The most difficult part is figuring out a flow to the night where 80+ people are engaged and not waiting around for something to do. I love talking puzzle design, however, and I could go on for hours about this, which I won’t inflict on you. I did write about it though: “A Night at the Wedding - Thoughts from the Designer”.
Escape-rooms.com: Since you work for a tech company, you surely know a thing or two about the technical part of escape games. When you’re designing a game, do you incorporate a lot of tech elements?
Errol Elumir: When I design a live event, no. Unfortunately, we can’t have a lot of tech elements because we are renting the venue for one evening. So our focus tends to be on the actors, the immersion, the story, and puzzles.
However, I do have a background in programming and utilize this on my online puzzle hunts. For example, one of the puzzles had them play a small, adventure text game.
Escape-rooms.com: What are the major trends right now with the industry becoming global?
Errol Elumir: Personally, I think escape room facilities are at the second generation of escape rooms: immersion through amazing set design. Some rooms are also employing actors to help with immersion and stories.
I do see, however, rooms becoming easier in regards to puzzles to appeal to a wider audience. It’s not that enthusiasts are so smart, but we have seen a lot of the same type of puzzles. If you throw a reflection number puzzle at us, we aren’t going to spend a lot of time on it. However, someone who has never seen this may be stuck for quite some time.
So rooms focus more on tasks and simpler puzzles. As an enthusiast, it saddens me a little, but I can see the need from a designer perspective.
Escape-rooms.com: Are you planning to visit escape rooms in other countries?
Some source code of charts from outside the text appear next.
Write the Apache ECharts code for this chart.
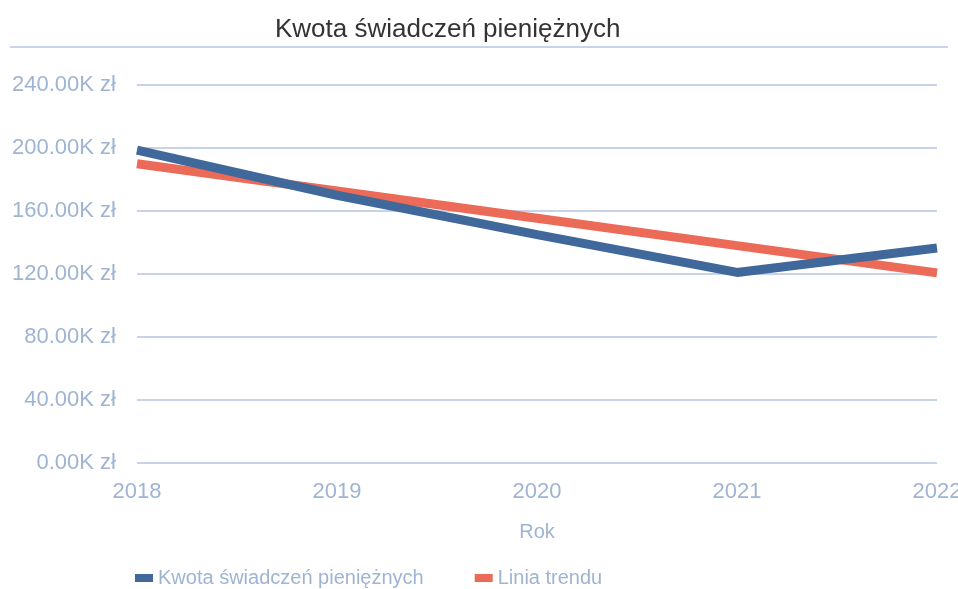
<!DOCTYPE html>
<html>
<head>
<meta charset="utf-8">
<script src="https://cdn.jsdelivr.net/npm/echarts@6/dist/echarts.min.js"></script>
<style>
  html, body { margin: 0; padding: 0; background: #fff; }
  #main { width: 958px; height: 589px; }
</style>
</head>
<body>
<div id="main"></div>
<script>
// dane (w tys. zł)
var years = ['2018', '2019', '2020', '2021', '2022'];
var kwota = [198.7, 170, 145, 121, 136.5];
var trend = [190, 172.7, 155.4, 138, 120.7];
var yTicks = [0, 40, 80, 120, 160, 200, 240];

var myChart = echarts.init(document.getElementById('main'));

var labelColor = '#9fb4d2';
var font = 'Liberation Sans';

var option = {
    backgroundColor: '#fff',
    title: {
        text: 'Kwota świadczeń pieniężnych',
        left: 270,
        top: 12,
        textStyle: { color: '#333', fontSize: 26, fontWeight: 'normal', fontFamily: font }
    },
    graphic: [{
        type: 'line',
        shape: { x1: 10, y1: 47, x2: 948, y2: 47 },
        style: { stroke: '#c7d4ec', lineWidth: 2 }
    }],
    legend: {
        top: 563,
        left: 130,
        icon: 'rect',
        itemWidth: 18,
        itemHeight: 8,
        itemGap: 51,
        textStyle: { color: labelColor, fontSize: 20, fontFamily: font },
        data: ['Kwota świadczeń pieniężnych', 'Linia trendu']
    },
    grid: { left: 137, right: 21, top: 85, bottom: 126, outerBoundsMode: 'none' },
    xAxis: {
        type: 'category',
        boundaryGap: false,
        data: years,
        name: 'Rok',
        nameLocation: 'middle',
        nameGap: 59,
        nameTextStyle: { color: labelColor, fontSize: 20, fontFamily: font },
        axisLine: { show: false },
        axisTick: { show: false },
        axisLabel: { color: labelColor, fontSize: 22, margin: 18, fontFamily: font }
    },
    yAxis: {
        type: 'value',
        min: yTicks[0],
        max: yTicks[yTicks.length - 1],
        interval: 40,
        axisLine: { show: false },
        axisTick: { show: false },
        axisLabel: {
            color: labelColor,
            fontSize: 22,
            margin: 21,
            fontFamily: font,
            formatter: function (v) { return v.toFixed(2) + 'K zł'; }
        },
        splitLine: { lineStyle: { color: '#c9d3e8', width: 2 } }
    },
    series: [
        {
            name: 'Kwota świadczeń pieniężnych',
            type: 'line',
            data: kwota,
            showSymbol: false,
            color: '#41689b',
            lineStyle: { width: 9, color: '#41689b' },
            z: 3
        },
        {
            name: 'Linia trendu',
            type: 'line',
            data: trend,
            showSymbol: false,
            color: '#ec6a58',
            lineStyle: { width: 9, color: '#ec6a58' },
            z: 2
        }
    ]
};
myChart.setOption(option);
</script>
</body>
</html>
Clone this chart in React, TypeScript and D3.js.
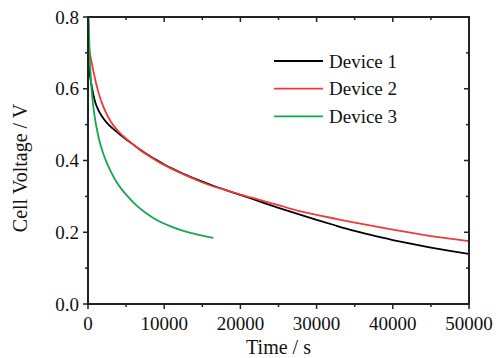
import React from "react";
import * as d3 from "d3";

const W = 498;
const H = 358;

const xTicks = [0, 10000, 20000, 30000, 40000, 50000];
const yTicks = [0.0, 0.2, 0.4, 0.6, 0.8];
const seriesNames = ["Device 1", "Device 2", "Device 3"];
const seriesColors = ["#000000", "#f03a3a", "#14a84e"];

const device1: [number, number][] = [
  [0, 0.68], [60, 0.668], [170, 0.651], [300, 0.632], [525, 0.603], [800, 0.574], [1050, 0.556],
  [1450, 0.537], [1930, 0.52], [2400, 0.507], [2800, 0.498], [3540, 0.484], [4200, 0.4725],
  [4860, 0.4615], [6000, 0.4435], [7000, 0.428], [8000, 0.414], [9000, 0.401], [10000, 0.389],
  [11000, 0.378], [12000, 0.368], [13000, 0.3585], [14000, 0.3495], [16000, 0.3331],
  [18000, 0.3181], [20000, 0.304], [22500, 0.286], [25000, 0.268], [27500, 0.251],
  [30000, 0.2345], [32500, 0.2188], [35000, 0.2038], [37500, 0.1903], [40000, 0.1783],
  [42500, 0.1673], [45000, 0.1573], [47500, 0.1483], [50000, 0.1398],
];
const device2: [number, number][] = [
  [0, 0.738], [100, 0.72], [250, 0.7], [450, 0.677], [700, 0.65], [1000, 0.621], [1350, 0.592],
  [1800, 0.562], [2300, 0.536], [3000, 0.508], [3700, 0.488], [4400, 0.472], [5200, 0.4575],
  [6000, 0.4435], [7000, 0.4265], [8000, 0.4125], [9000, 0.3995], [10000, 0.3875],
  [11000, 0.3765], [12000, 0.3665], [13000, 0.357], [14000, 0.348], [16000, 0.331],
  [18000, 0.318], [20000, 0.305], [22500, 0.2905], [25000, 0.2755], [27500, 0.2605],
  [30000, 0.2485], [32500, 0.2375], [35000, 0.227], [37500, 0.2168], [40000, 0.2072],
  [42500, 0.198], [45000, 0.1895], [47500, 0.182], [50000, 0.175],
];
const device3: [number, number][] = [
  [0, 0.8], [100, 0.79], [150, 0.743], [250, 0.68], [394, 0.622], [600, 0.569], [830, 0.529],
  [1100, 0.494], [1490, 0.456], [1900, 0.426], [2360, 0.399], [3000, 0.369], [3670, 0.343],
  [4300, 0.323], [5000, 0.305], [6390, 0.274], [7500, 0.255], [8570, 0.24], [9600, 0.228],
  [10760, 0.217], [12950, 0.201], [14700, 0.192], [16440, 0.184],
];
const allSeries = [device1, device2, device3];

export default function App() {
  const left = 88, right = 469, top = 17, bottom = 304;
  const x = d3.scaleLinear().domain([0, 50000]).range([left, right]);
  const y = d3.scaleLinear().domain([0, 0.8]).range([bottom, top]);
  const line = d3
    .line<[number, number]>()
    .x((d) => x(d[0]))
    .y((d) => y(d[1]))
    .curve(d3.curveMonotoneX);

  const xMinor = d3.range(0, 50001, 5000);
  const yMinor = d3.range(0, 9).map((i) => i / 10);
  const font =
    "'Times New Roman', 'Liberation Serif', Tinos, 'DejaVu Serif', 'Noto Serif', FreeSerif, serif";
  const axisColor = "#222";
  const txt = { fontFamily: font };

  return (
    <svg width={W} height={H} style={{ position: "absolute", left: 0, top: 0, background: "#fff" }}>
      <rect x={0} y={0} width={W} height={H} fill="#fff" />
      <defs>
        <clipPath id="plot">
          <rect x={left} y={top} width={right - left} height={bottom - top} />
        </clipPath>
      </defs>
      <g clipPath="url(#plot)">
        {allSeries.map((s, i) => (
          <path key={i} d={line(s) || ""} fill="none" stroke={seriesColors[i]} strokeWidth={1.8} />
        ))}
      </g>
      <rect x={left} y={top} width={right - left} height={bottom - top} fill="none" stroke={axisColor} strokeWidth={2} />
      {xMinor.map((v) => {
        const major = v % 10000 === 0;
        const len = major ? 5 : 3;
        return (
          <g key={"xt" + v}>
            <line x1={x(v)} x2={x(v)} y1={bottom} y2={bottom + len} stroke={axisColor} strokeWidth={1.5} />
            <line x1={x(v)} x2={x(v)} y1={top} y2={top + len} stroke={axisColor} strokeWidth={1.5} />
          </g>
        );
      })}
      {yMinor.map((v, i) => {
        const major = i % 2 === 0;
        const len = major ? 5 : 3;
        return (
          <g key={"yt" + i}>
            <line x1={left - len} x2={left} y1={y(v)} y2={y(v)} stroke={axisColor} strokeWidth={1.5} />
            <line x1={right - len} x2={right} y1={y(v)} y2={y(v)} stroke={axisColor} strokeWidth={1.5} />
          </g>
        );
      })}
      {xTicks.map((v) => (
        <text key={"xl" + v} x={x(v)} y={330} textAnchor="middle" style={txt} fontSize={19} fill="#111">
          {v}
        </text>
      ))}
      {yTicks.map((v) => (
        <text key={"yl" + v} x={79} y={y(v) + 6.5} textAnchor="end" style={txt} fontSize={19} fill="#111">
          {v.toFixed(1)}
        </text>
      ))}
      <text x={(left + right) / 2} y={354} textAnchor="middle" style={txt} fontSize={20} fill="#111">
        Time / s
      </text>
      <text transform="translate(27, 168) rotate(-90)" textAnchor="middle" style={txt} fontSize={20} fill="#111">
        Cell Voltage / V
      </text>
      {seriesNames.map((n, i) => {
        const ly = 61 + i * 27.7;
        return (
          <g key={n}>
            <line x1={274} x2={323} y1={ly} y2={ly} stroke={seriesColors[i]} strokeWidth={1.8} />
            <text x={329} y={ly + 6.5} style={txt} fontSize={19} fill="#111">
              {n}
            </text>
          </g>
        );
      })}
    </svg>
  );
}
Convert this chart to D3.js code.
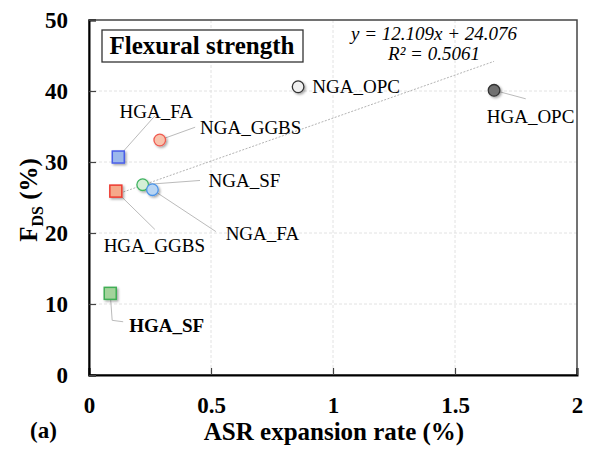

What will the future bring for the industry?
Errol Elumir: I definitely want to visit escape rooms in other countries! I have to, however, coincide my passion with my vacations, and my family doesn’t share the same level of obsession! Hopefully, I’ll be able to squeeze some rooms in because at the moment, there aren’t many rooms for me to do locally.
It will be interesting to see where the industry goes in the future, but I would like to have escape rooms which have actor interaction. I got involved with Canadian Caper because I wanted to create an event I would like to play and I hoped others would follow suit!
As someone who has played a number of computer adventure games, I’d love to be immersed in a room where I need to interact and chat with a cast of NPCs. That’d be awesome!